Arrakis: The OS is the control plane

This paper (authored by Simon Peter, Jialin Li, Irene Zhang, Dan R. K. Ports, Doug Woos, Arvind Krishnamurthy, and Thomas Anderson, University of Washington; Timothy Roscoe, ETH Zürich) was awarded a best paper award in OSDI 2014. 

The paper "described and evaluated Arrakis, a new operating system designed to remove the kernel from the I/O data path without compromising process isolation. Unlike a traditional operating system, which mediates all I/O operations to enforce process isolation and resource limits, Arrakis uses device hardware to deliver I/O directly to a customized user-level library. The Arrakis kernel operates in the control plane, configuring the hardware to limit application misbehavior."

The Arrakis paper avoids mentioning containers, but what they propose has a lot of applicability to the containers technology. Containers aim to provide isolation/portability of VM without incurring the overhead of VMs. So containers run an application set on the OS and raw metal with better performance instead of running it on a VM layer. Arrakis is providing OS level technology to improve efficiency for the same goal.

The Arrakis approach is also closely related to the ExoKernel and MicroKernel approach. Containers, ExoKernel, Xen Unikernel, and the Arrakis project form a spectrum from monolithic to microkernel OS. It seems like Tanenbaum will have the last laugh.

Hardware support


Arrakis exploits hardware support provided for Virtual-Machine-level virtualization, and pushes further and implements virtualization at the application (or potentially at the container) level. Arrakis is built on Barrelfish, which already supports standalone user-mode device drivers, akin to found in microkernels. The paper argues that with some modifications the idea can be brought to Linux as well.

This is what Arrakis requires from the hardware:
"Arrakis assumes the network devices provide support for virtualization by presenting themselves as multiple virtual network interface cards (VNICs) and that they can also multiplex/demultiplex packets based on complex filter expressions, directly to queues that can be managed entirely in user space without the need for kernel intervention.

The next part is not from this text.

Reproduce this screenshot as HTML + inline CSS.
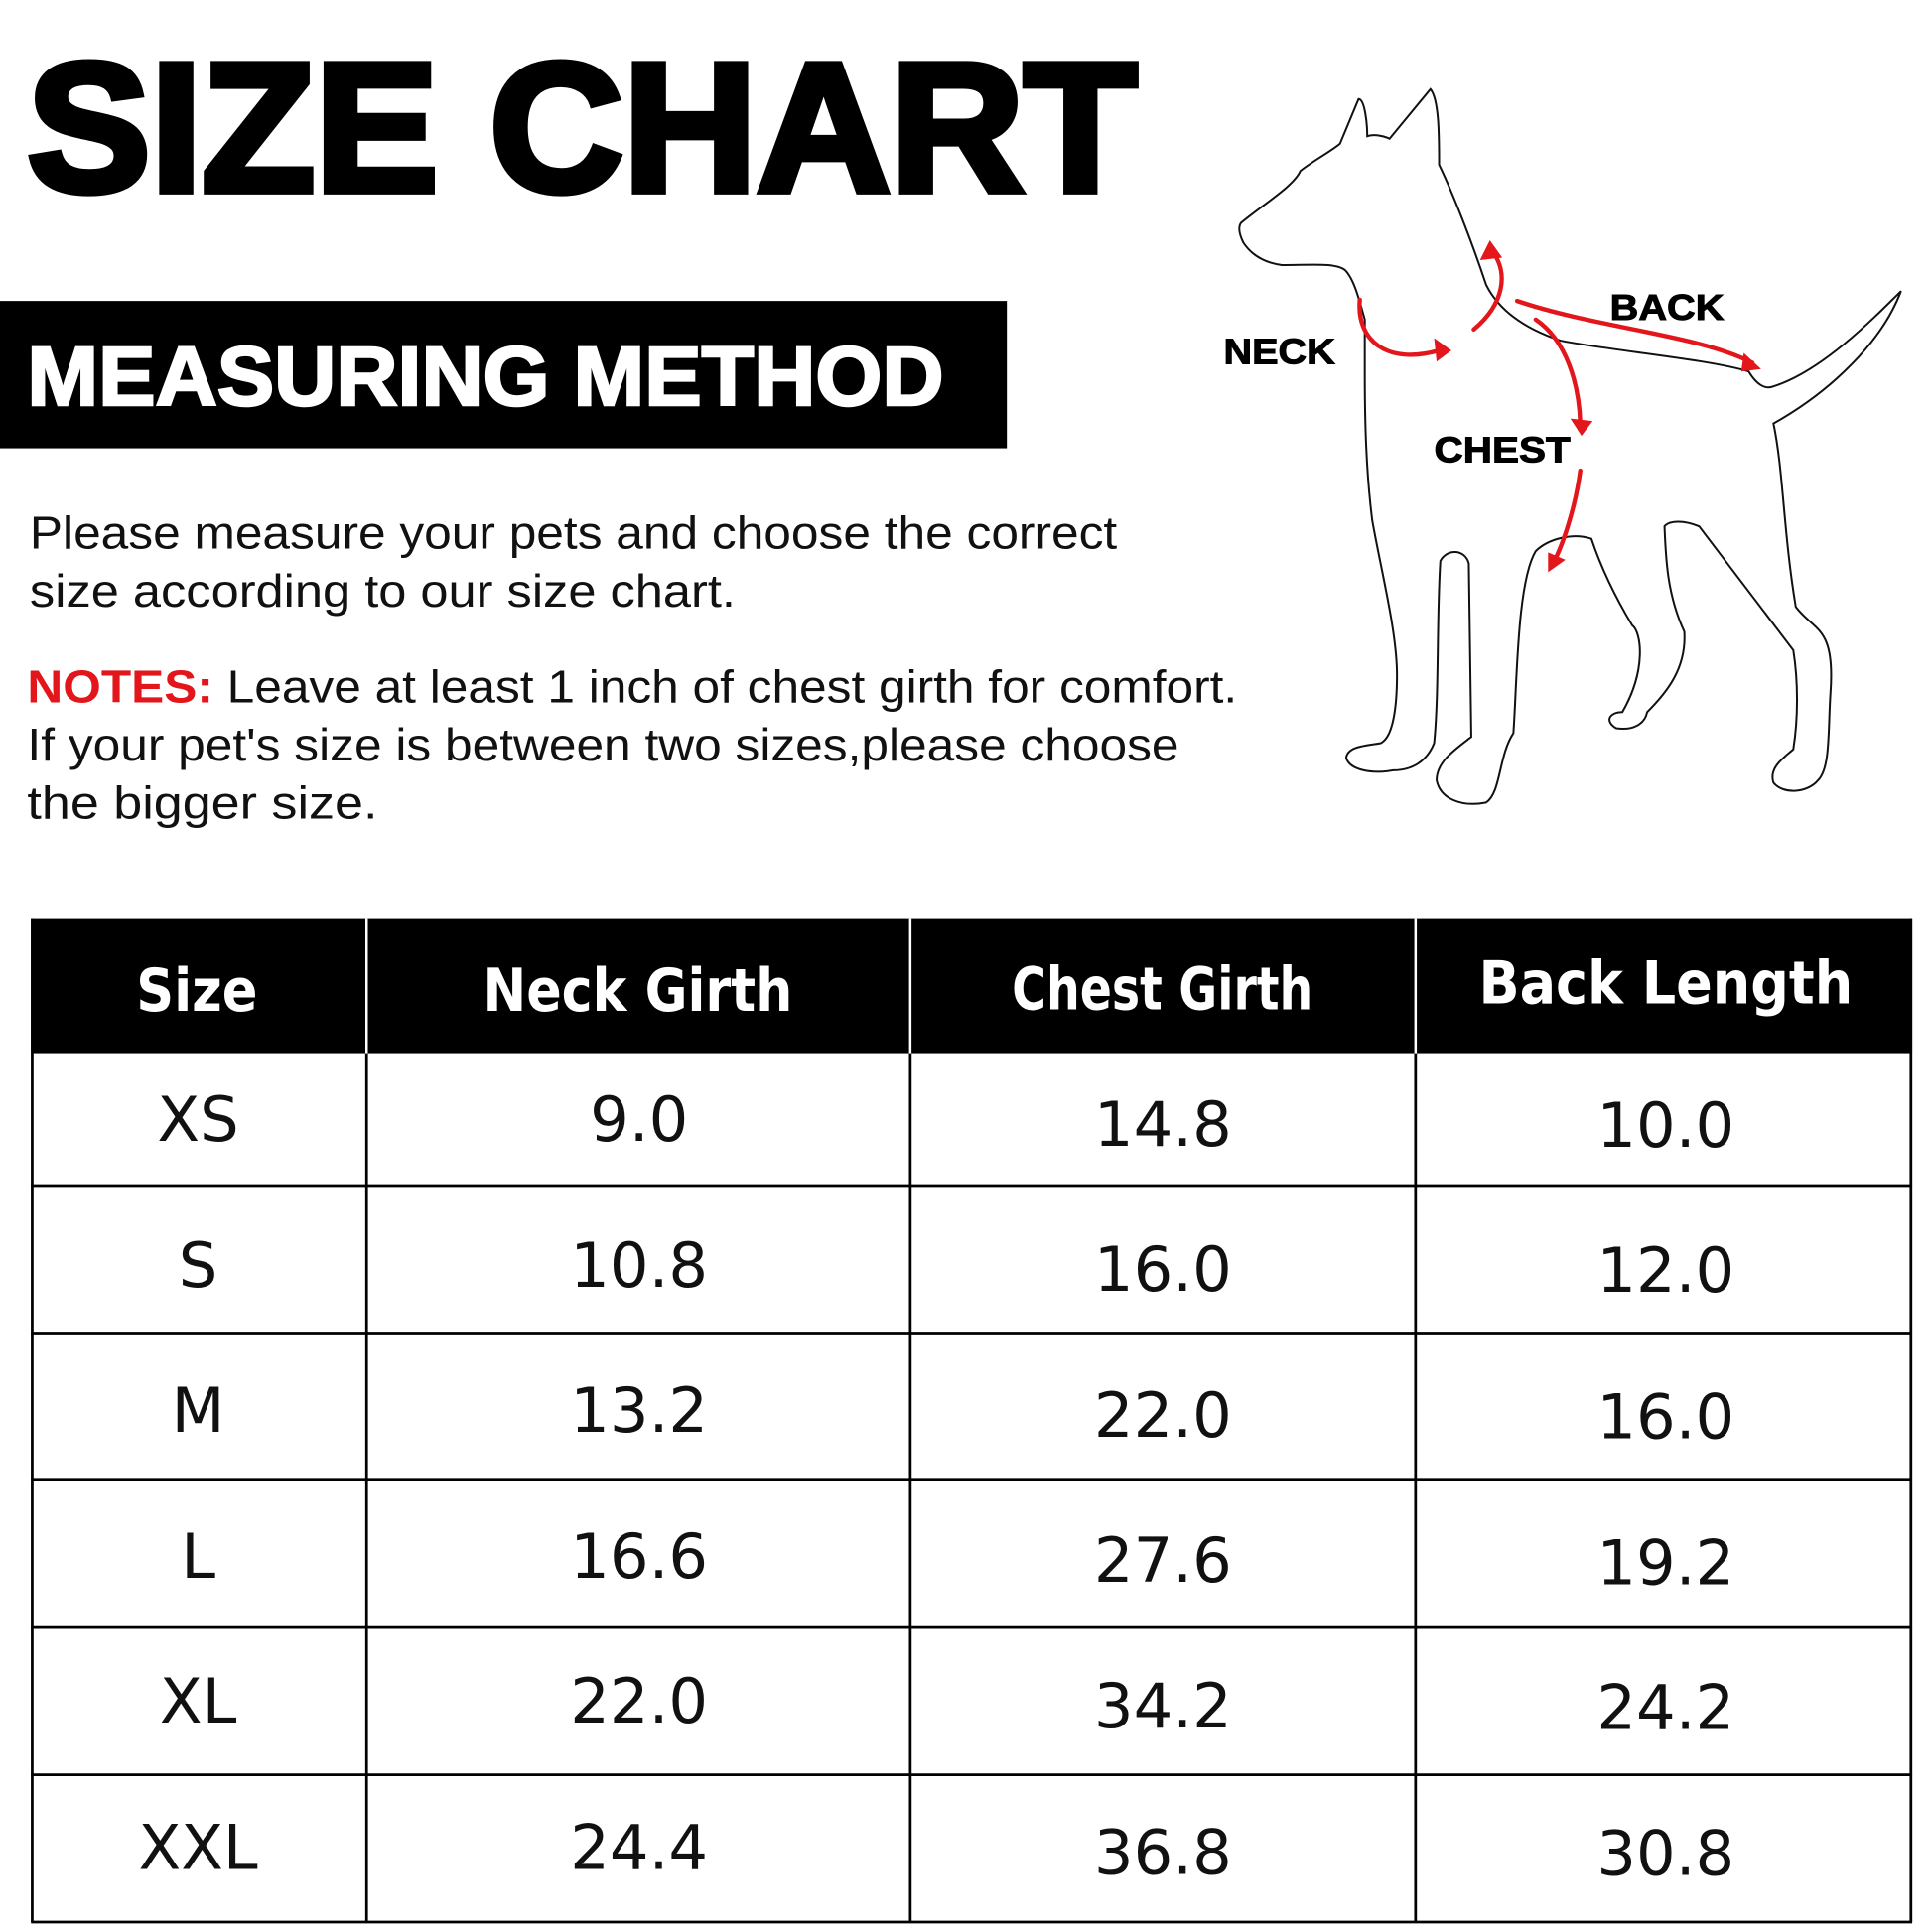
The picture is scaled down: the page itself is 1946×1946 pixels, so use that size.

Similarly, each storage controller exposes multiple virtual storage interface controllers (VSICs) in our model. Each VSIC provides independent storage command queues (e.g., of SCSI or ATA format) that are multiplexed by the hardware. Associated with each such virtual interface card (VIC) are queues and rate limiters."

"Network cards that support SR-IOV have the key elements of this model: they allow the creation of multiple VNICs that each may have multiple send and receive queues, and support at least rudimentary transmit and receive filters."

"Storage controllers have some parts of the technology needed to provide the interface we describe. For example, RAID adapters have a translation layer that is able to provide virtual disks above physical extents, and SSDs use a flash translation layer for wear-leveling. SCSI host-bus adapters support SR-IOV technology for virtualization and can expose multiple VSICs, and the NVMe standard proposes multiple command queues for scalability."